# [GIVEN EXERCISE]
Can you transcribe the data exactly? Leave the pictures out.

# [GIVEN INFORMATION]
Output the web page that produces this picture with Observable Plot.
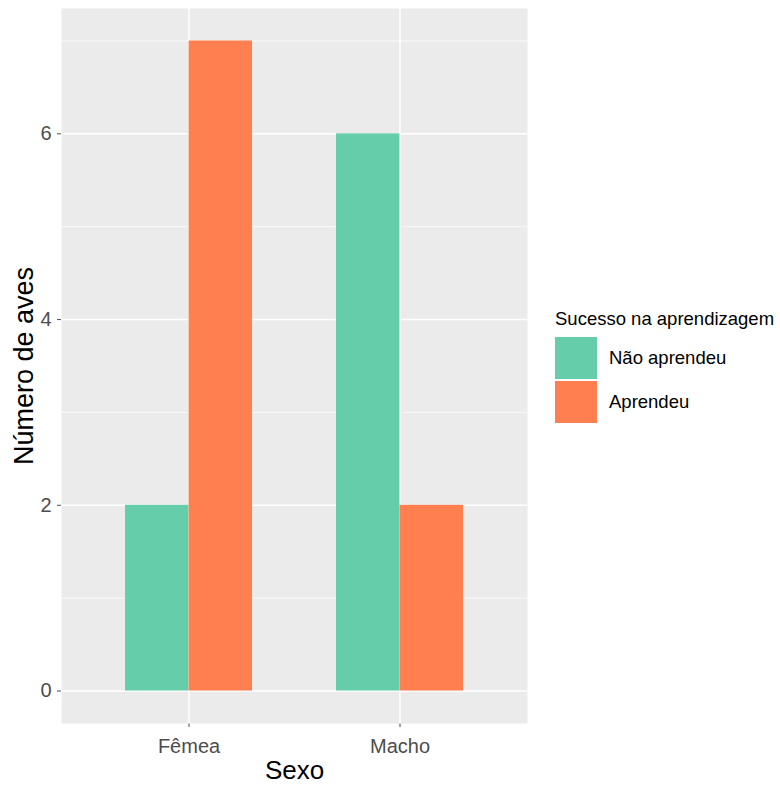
<!DOCTYPE html>
<html><head><meta charset="utf-8">
<script src="https://cdn.jsdelivr.net/npm/d3@7"></script>
<script src="https://cdn.jsdelivr.net/npm/@observablehq/plot@0.6"></script>
<style>
body{margin:0;background:#fff;font-family:"Liberation Sans",Arial,sans-serif}
#wrap{position:relative;width:780px;height:785px}
#legend{position:absolute;left:0;top:0;font-size:18.5px;color:#000}
#legend .title{position:absolute;left:555px;top:309px;height:20px;line-height:20px;white-space:nowrap}
#legend .row{position:absolute;left:555px;display:flex;align-items:center;height:42px;white-space:nowrap}
#legend .sw{width:42px;height:42px}
#legend .lab{margin-left:12px}
</style></head><body><div id="wrap"><div id="legend"></div></div>
<script>
const sexos = ["Fêmea", "Macho"];
const grupos = ["Não aprendeu", "Aprendeu"];
const naoAprendeu = [2, 6];
const aprendeu = [7, 2];
const cores = ["#66CDAA", "#FF7F50"];
const yTicks = [0, 2, 4, 6];
const yMinor = [1, 3, 5, 7];
const legendTitle = "Sucesso na aprendizagem";
const xTitle = "Sexo";
const yTitle = "Número de aves";

const data = sexos.flatMap((s, i) => [
  {sexo: s, grupo: grupos[0], n: naoAprendeu[i]},
  {sexo: s, grupo: grupos[1], n: aprendeu[i]}
]);

const half = 63.6;
const chart = Plot.plot({
  width: 780, height: 785,
  marginLeft: 61, marginRight: 253, marginTop: 8, marginBottom: 62,
  style: {fontFamily: '"Liberation Sans", Arial, sans-serif', fontSize: "20px", color: "#4D4D4D", background: "white"},
  x: {domain: sexos, paddingInner: 0.4, paddingOuter: 0.3, tickSize: 4, tickPadding: 11, label: null},
  y: {domain: [-0.35, 7.35], ticks: yTicks, tickSize: 4, tickPadding: 6, label: null},
  color: {domain: grupos, range: cores},
  marks: [
    Plot.frame({fill: "#EBEBEB", stroke: "none"}),
    Plot.ruleY(yMinor, {stroke: "white", strokeWidth: 0.75}),
    Plot.ruleY(yTicks, {stroke: "white", strokeWidth: 1.5}),
    Plot.ruleX(sexos, {x: d => d, stroke: "white", strokeWidth: 1.5}),
    Plot.barY(data.filter(d => d.grupo === grupos[0]), {x: "sexo", y: "n", fill: "grupo", insetRight: half}),
    Plot.barY(data.filter(d => d.grupo === grupos[1]), {x: "sexo", y: "n", fill: "grupo", insetLeft: half}),
    Plot.text([xTitle], {text: d => d, frameAnchor: "bottom", dy: 47, lineAnchor: "middle", fontSize: 26, fill: "black"}),
    Plot.text([yTitle], {text: d => d, frameAnchor: "left", dx: -37, rotate: -90, textAnchor: "middle", lineAnchor: "middle", fontSize: 27, fill: "black"})
  ]
});
document.getElementById("wrap").prepend(chart);

const leg = document.getElementById("legend");
const t = document.createElement("div"); t.className = "title"; t.textContent = legendTitle; leg.appendChild(t);
grupos.forEach((g, i) => {
  const r = document.createElement("div"); r.className = "row"; r.style.top = (337 + 44 * i) + "px";
  const sw = document.createElement("div"); sw.className = "sw"; sw.style.background = cores[i];
  const lb = document.createElement("div"); lb.className = "lab"; lb.textContent = g;
  r.appendChild(sw); r.appendChild(lb); leg.appendChild(r);
});
</script></body></html>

# [CORRECT ANSWER]
Output the web page that produces this picture with Observable Plot.
<!DOCTYPE html>
<html><head><meta charset="utf-8">
<script src="https://cdn.jsdelivr.net/npm/d3@7"></script>
<script src="https://cdn.jsdelivr.net/npm/@observablehq/plot@0.6"></script>
<style>
body{margin:0;background:#fff;font-family:"Liberation Sans",Arial,sans-serif}
#wrap{position:relative;width:780px;height:785px}
#legend{position:absolute;left:0;top:0;font-size:18.5px;color:#000}
#legend .title{position:absolute;left:555px;top:309px;height:20px;line-height:20px;white-space:nowrap}
#legend .row{position:absolute;left:555px;display:flex;align-items:center;height:42px;white-space:nowrap}
#legend .sw{width:42px;height:42px}
#legend .lab{margin-left:12px}
</style></head><body><div id="wrap"><div id="legend"></div></div>
<script>
const sexos = ["Fêmea", "Macho"];
const grupos = ["Não aprendeu", "Aprendeu"];
const naoAprendeu = [2, 6];
const aprendeu = [7, 2];
const cores = ["#66CDAA", "#FF7F50"];
const yTicks = [0, 2, 4, 6];
const yMinor = [1, 3, 5, 7];
const legendTitle = "Sucesso na aprendizagem";
const xTitle = "Sexo";
const yTitle = "Número de aves";

const data = sexos.flatMap((s, i) => [
  {sexo: s, grupo: grupos[0], n: naoAprendeu[i]},
  {sexo: s, grupo: grupos[1], n: aprendeu[i]}
]);

const half = 63.6;
const chart = Plot.plot({
  width: 780, height: 785,
  marginLeft: 61, marginRight: 253, marginTop: 8, marginBottom: 62,
  style: {fontFamily: '"Liberation Sans", Arial, sans-serif', fontSize: "20px", color: "#4D4D4D", background: "white"},
  x: {domain: sexos, paddingInner: 0.4, paddingOuter: 0.3, tickSize: 4, tickPadding: 11, label: null},
  y: {domain: [-0.35, 7.35], ticks: yTicks, tickSize: 4, tickPadding: 6, label: null},
  color: {domain: grupos, range: cores},
  marks: [
    Plot.frame({fill: "#EBEBEB", stroke: "none"}),
    Plot.ruleY(yMinor, {stroke: "white", strokeWidth: 0.75}),
    Plot.ruleY(yTicks, {stroke: "white", strokeWidth: 1.5}),
    Plot.ruleX(sexos, {x: d => d, stroke: "white", strokeWidth: 1.5}),
    Plot.barY(data.filter(d => d.grupo === grupos[0]), {x: "sexo", y: "n", fill: "grupo", insetRight: half}),
    Plot.barY(data.filter(d => d.grupo === grupos[1]), {x: "sexo", y: "n", fill: "grupo", insetLeft: half}),
    Plot.text([xTitle], {text: d => d, frameAnchor: "bottom", dy: 47, lineAnchor: "middle", fontSize: 26, fill: "black"}),
    Plot.text([yTitle], {text: d => d, frameAnchor: "left", dx: -37, rotate: -90, textAnchor: "middle", lineAnchor: "middle", fontSize: 27, fill: "black"})
  ]
});
document.getElementById("wrap").prepend(chart);

const leg = document.getElementById("legend");
const t = document.createElement("div"); t.className = "title"; t.textContent = legendTitle; leg.appendChild(t);
grupos.forEach((g, i) => {
  const r = document.createElement("div"); r.className = "row"; r.style.top = (337 + 44 * i) + "px";
  const sw = document.createElement("div"); sw.className = "sw"; sw.style.background = cores[i];
  const lb = document.createElement("div"); lb.className = "lab"; lb.textContent = g;
  r.appendChild(sw); r.appendChild(lb); leg.appendChild(r);
});
</script></body></html>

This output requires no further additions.